Another issue is environmental changes over time. Outdoors, buildings and their appearance change rather slowly, due to construction, changes in sun position, season, etc. Indoors, change is much more rapid, due to for example the tendency of building occupants to move furniture, remodel office and common space, et cetera. Thus, more so than outdoors, we must develop a collection of robust algorithms for change detection, and flag spaces in which rapid change is occurring so that they may be observed with higher-than-normal frequency. In this way, we plan to produce high-resolution static models of spaces that are largely static. However, for spaces which change rapidly, or in which there is much activity, we plan to produce a kind of "3D time-lapse" model — a CAD model which is indexed not only spatially (permitting viewing from any angle), but in time as well (so that the user may view the model at any time as well).
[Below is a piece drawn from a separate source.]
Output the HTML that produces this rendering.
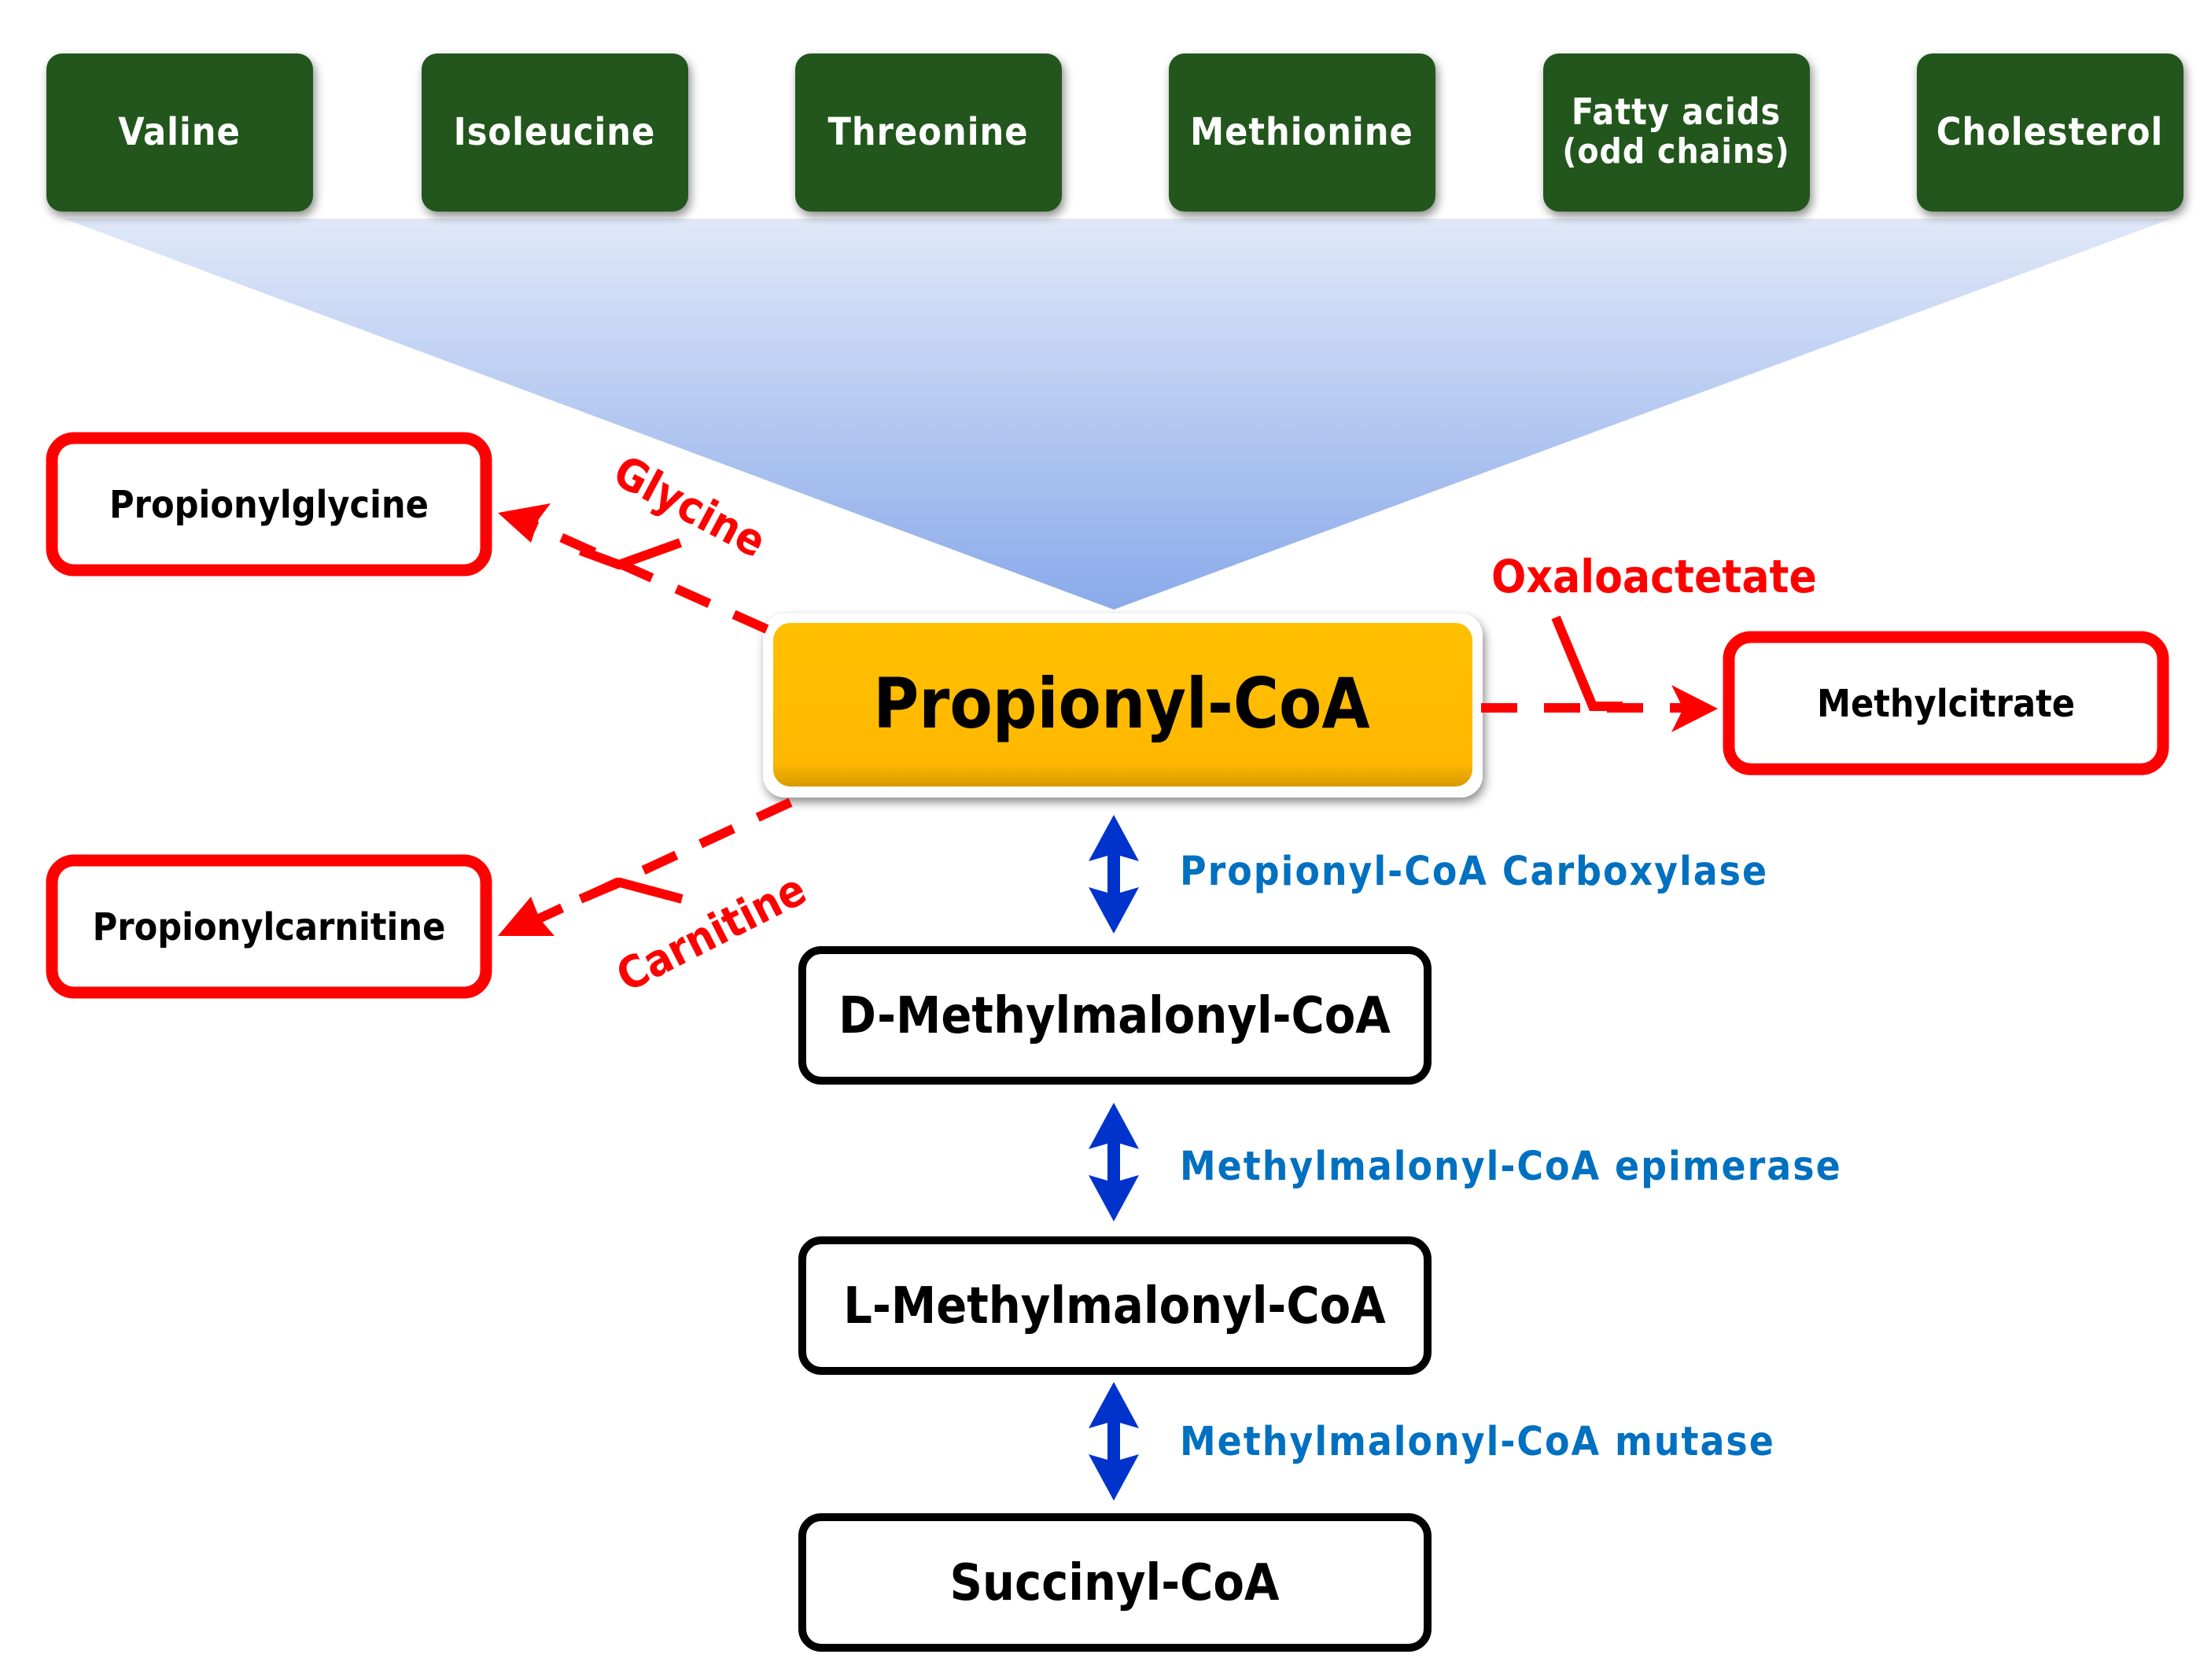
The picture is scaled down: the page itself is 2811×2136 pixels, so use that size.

Given our extensive experience with the outdoor modeling project, we look forward to bringing up the indoor sensor rather quickly, probably within the first three to six months of the grant period. During the bring-up, and thereafter, we will begin to acquire data. By the end of 1999, we plan to exhibit a functioning, integrated sensor, capable of acquiring image and range data, and moving about, under remote control. We also plan to exhibit a large dataset incorporating color, range, and navigation data from several floors of Technology Square, including portions of LCS and the AI Lab.